Championship culture’s one thing. They also have big, loud, fast race cars, and all kinds of cool tools that make them go faster.

And that show is what the Panthers came to see, so when the first race car roared into position, it got everyone’s attention.

The football players split into teams of five and headed out to Hendrick’s pit pad, where the pros practice each day to shave critical thousandths of a second off their times. (In NASCAR, a tenth of a second is two car lengths on the track, evidence of small margins making big differences.)

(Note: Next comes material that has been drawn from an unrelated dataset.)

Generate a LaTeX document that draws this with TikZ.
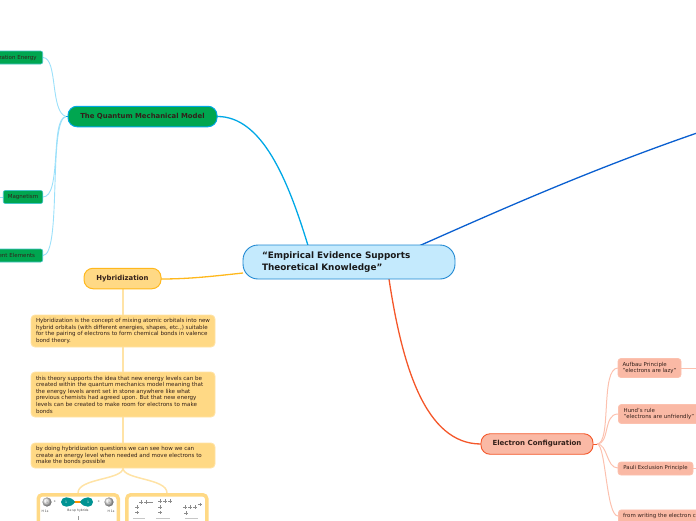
\documentclass[tikz,border=0pt]{standalone}
\usepackage{fontspec}
\setmainfont{DejaVu Sans}
\definecolor{txt}{HTML}{33201A}
\definecolor{mainfill}{HTML}{C4EAFD}
\definecolor{mainedge}{HTML}{1F88D2}
\definecolor{qmfill}{HTML}{00A650}
\definecolor{qmedge}{HTML}{00A8E6}
\definecolor{leafedge}{HTML}{45C4C8}
\definecolor{leafline}{HTML}{9BE0FA}
\definecolor{hyfill}{HTML}{FFD985}
\definecolor{hyedge}{HTML}{FFB81C}
\definecolor{hyline}{HTML}{FFE3A6}
\definecolor{ecfill}{HTML}{FAB9A5}
\definecolor{ecedge}{HTML}{F4572A}
\definecolor{ecline}{HTML}{FCC1AF}
\definecolor{bluelink}{HTML}{0A5FD0}
\tikzset{
  box/.style={draw,inner sep=0pt,font=\fontsize{5.5}{6.6}\selectfont,text=txt},
  mainbox/.style={box,fill=mainfill,draw=mainedge,line width=.9pt,rounded corners=15pt,font=\bfseries\fontsize{8.85}{12}\selectfont,text=black!90},
  qmbox/.style={box,fill=qmfill,draw=qmedge,line width=1pt,rounded corners=9pt,font=\bfseries\fontsize{6.9}{8}\selectfont},
  leafbox/.style={box,fill=qmfill,draw=leafedge,line width=.6pt,rounded corners=2pt,font=\fontsize{5.5}{6.6}\selectfont},
  hybox/.style={box,fill=hyfill,draw=hyedge,line width=1pt,rounded corners=9pt,font=\bfseries\fontsize{6.9}{8}\selectfont},
  notebox/.style={box,fill=hyfill,draw=hyline,line width=.9pt,rounded corners=4pt,align=left},
  ecbox/.style={box,fill=ecfill,draw=ecedge,line width=.9pt,rounded corners=9pt,font=\bfseries\fontsize{7}{8}\selectfont},
  leafec/.style={box,fill=ecfill,draw=ecline,line width=.8pt,rounded corners=3pt,align=left,font=\fontsize{5.35}{6.6}\selectfont},
  picframe/.style={draw=hyfill,fill=white,line width=3.5pt,rounded corners=4pt},
  linkq/.style={draw=leafline,line width=.9pt},
  linky/.style={draw=hyline,line width=1.5pt},
  linke/.style={draw=ecline,line width=1pt},
  tiny/.style={inner sep=0pt,font=\fontsize{3.1}{3.6}\selectfont,text=black!75},
  lvl/.style={draw=black!45,line width=.35pt},
  capline/.style={draw=black!22,line width=.9pt},
}
\begin{document}
\begin{tikzpicture}[x=1pt,y=-1pt]
\useasboundingbox (0,0) rectangle (696,520);
\clip (0,0) rectangle (696,520);
% named connector ends
\coordinate (qmin) at (308,245.5);
\coordinate (blue1) at (420,245.5);
\coordinate (blue2) at (697,133);
\coordinate (ecin) at (389,279);
\coordinate (hyin) at (243,273);
\coordinate (qmhub) at (66,116.5);
\coordinate (echub) at (597,444);
\coordinate (ion) at (43,57.5);
\coordinate (mag) at (43,197);
\coordinate (val) at (43,255.5);
\coordinate (magL) at (0,197);
\coordinate (auR) at (697,368);
\coordinate (paR) at (697,468);
\coordinate (fwL) at (618,516);
% connectors
\draw[qmedge,line width=1.3pt] (217,116.5) .. controls (262,116) and (288,180) .. (qmin);
\draw[bluelink,line width=1.3pt] (blue1) .. controls (500,210) and (590,170) .. (blue2);
\draw[ecedge,line width=1.3pt] (ecin) .. controls (402,365) and (425,444) .. (481,444);
\draw[hyedge,line width=1.3pt] (161,279) .. controls (190,279) and (215,276) .. (hyin);
\draw[linkq] (qmhub) .. controls (50,112) and (58,58) .. (ion);
\draw[linkq] (qmhub) .. controls (50,118) and (62,197) .. (mag);
\draw[linkq] (qmhub) .. controls (48,120) and (62,255) .. (val);
\draw[linkq] (magL) -- (3,197);
\draw[linky] (123,289) -- (123,315);
\draw[linky] (123,347) -- (123,372);
\draw[linky] (123,417) -- (123,443);
\draw[linky] (123,468) .. controls (123,480) and (78,478) .. (78,493);
\draw[linky] (123,468) .. controls (123,480) and (167,478) .. (167,493);
\draw[linke] (echub) .. controls (612,444) and (600,368) .. (618,368);
\draw[linke] (echub) .. controls (610,444) and (603,414) .. (618,414);
\draw[linke] (echub) .. controls (608,444) and (606,468) .. (618,468);
\draw[linke] (echub) .. controls (606,444) and (606,516) .. (fwL);
\draw[linke] (681,368) -- (auR);
\draw[linke] (693,468) -- (paR);
\draw[ecedge,line width=.9pt] (593,444) -- (echub);
\draw[qmedge,line width=.9pt] (68,116.5) -- (qmhub);
% main node
\node[mainbox,minimum width=212pt,minimum height=34pt] (main) at (349,262) {\hspace{-1pt}\parbox{173pt}{“Empirical Evidence Supports\\Theoretical Knowledge”}};
\node[qmbox,minimum width=149pt,minimum height=20.5pt] (qm) at (142.5,116.5) {The Quantum Mechanical Model};
\node[leafbox,minimum width=60pt,minimum height=13pt,anchor=east] (ionn) at (43,57.5) {Ionization Energy\hspace{4.5pt}};
\node[leafbox,minimum width=39.5pt,minimum height=13pt] (magn) at (23,197) {Magnetism};
\node[leafbox,minimum width=60pt,minimum height=13pt,anchor=east] (valn) at (43,255.5) {Valent Elements\hspace{4.5pt}};
\node[hybox,minimum width=77pt,minimum height=20.5pt] (hy) at (122.5,278.5) {Hybridization};
\node[notebox,minimum width=184pt,minimum height=32pt] (n1) at (123,331) {\parbox{174pt}{\fontsize{5.55}{6.6}\selectfont Hybridization is the concept of mixing atomic orbitals into new\\hybrid orbitals (with different energies, shapes, etc.,) suitable\\for the pairing of electrons to form chemical bonds in valence\\bond theory.}};
\node[notebox,minimum width=184pt,minimum height=45pt] (n2) at (123,394.5) {\parbox{174pt}{\fontsize{5.55}{6.6}\selectfont this theory supports the idea that new energy levels can be\\created within the quantum mechanics model meaning that\\the energy levels arent set in stone anywhere like what\\previous chemists had agreed upon. But that new energy\\levels can be created to make room for electrons to make\\bonds}};
\node[notebox,minimum width=184pt,minimum height=25pt] (n3) at (123,455.5) {\parbox{174pt}{\fontsize{5.55}{6.6}\selectfont by doing hybridization questions we can see how we can\\create an energy level when needed and move electrons to\\make the bonds possible}};
% picture frames
\node[picframe,minimum width=80pt,minimum height=40pt,anchor=north west,inner sep=0pt] (p1) at (36.5,493) {};
\node[picframe,minimum width=80pt,minimum height=40pt,anchor=north west,inner sep=0pt] (p2) at (125,493) {};
% left picture: orbitals
\shade[ball color=black!12] (47,502) circle (4.6);
\node[tiny,text=black!60] (a1) at (47,502) {1};
\node[tiny] (a2) at (55,502) {+};
\fill[orange!85!yellow] (72,500.7) rectangle (83,503.3);
\fill[teal!85!cyan] (61,502) .. controls (61,496) and (71,495.5) .. (75,502) .. controls (71,508.5) and (61,508) .. (61,502) -- cycle;
\fill[teal!85!cyan] (93,502) .. controls (93,496) and (84,495.5) .. (80,502) .. controls (84,508.5) and (93,508) .. (93,502) -- cycle;
\node[tiny,text=white] (a3) at (66,502) {1};
\node[tiny,text=white] (a4) at (88,502) {1};
\node[tiny] (a5) at (99,502) {+};
\shade[ball color=black!12] (109,502) circle (4.6);
\node[tiny,text=black!60] (a6) at (109,502) {1};
\node[tiny] (a7) at (45,511) {H 1s};
\node[tiny] (a8) at (78,511) {Be sp hybrids};
\node[tiny] (a9) at (111,511) {H 1s};
\draw[black!40,line width=.3pt] (78,516) -- (78,520);
% right picture: energy levels
\foreach \x/\y in {141/502,146/502,160/501,165/501,170/501,185/507,190/507,195/507,200/504.5,137/507,160/507,137/512.5,160/512.5,186/513}{
  \draw[lvl] (\x-1.6,\y) -- (\x+1.6,\y);
  \draw[lvl] (\x,\y-1.6) -- (\x,\y+1.6);
}
\draw[lvl] (148,502) -- (153,502);
\draw[capline] (133,518) -- (145,518);
\draw[capline] (156,518) -- (170,518);
\draw[capline] (185,518) -- (198,518);
% electron configuration
\node[ecbox,minimum width=112pt,minimum height=20.5pt] (ec) at (537,444) {Electron Configuration};
\node[leafec,minimum width=63pt,minimum height=19pt] (au) at (649.5,368) {\parbox{54pt}{\fontsize{5.45}{6.6}\selectfont Aufbau Principle\\"electrons are lazy"}};
\node[leafec,minimum width=82pt,minimum height=19pt,anchor=west] (hu) at (618,414) {\hspace{4.5pt}\parbox{76pt}{\fontsize{5.45}{6.6}\selectfont Hund's rule\\"electrons are unfriendly"}};
\node[leafec,minimum width=75pt,minimum height=13pt] (pa) at (655.5,468.5) {Pauli Exclusion Principle};
\node[leafec,minimum width=115pt,minimum height=24pt,anchor=north west] (fw) at (618,509.5) {\hspace{4.5pt}\parbox[t]{110pt}{\fontsize{5.45}{6.6}\selectfont\vspace{-9pt}from writing the electron configuration}};
\end{tikzpicture}
\end{document}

Hendrick has four Cup Series teams, each with five pit crew members, but they have over 50 “athletes” in their pit crew program. Part of that is so they have contingency plans — every team needs backups — but they also lease four crews to other race teams that don’t have the same operational gravity of Hendrick, which sprawls across 18 buildings on the Cabarrus County campus near Charlotte Motor Speedway. That creates some internal competition, because if you’re in the Hendrick program, you want to be on one of those four crews for either Chase Elliott, Kyle Larson, William Byron, or Alex Bowman.

“We feel like if you’re P1 at Hendrick, you’re P1 at the track on Sunday,” said Jacob Claborn, the head pit coach for the Hendrick teams. “And I’m a firm believer that competition breeds success.

“So when we practice together, we build in competition throughout the season to continue to push everyone on our team.”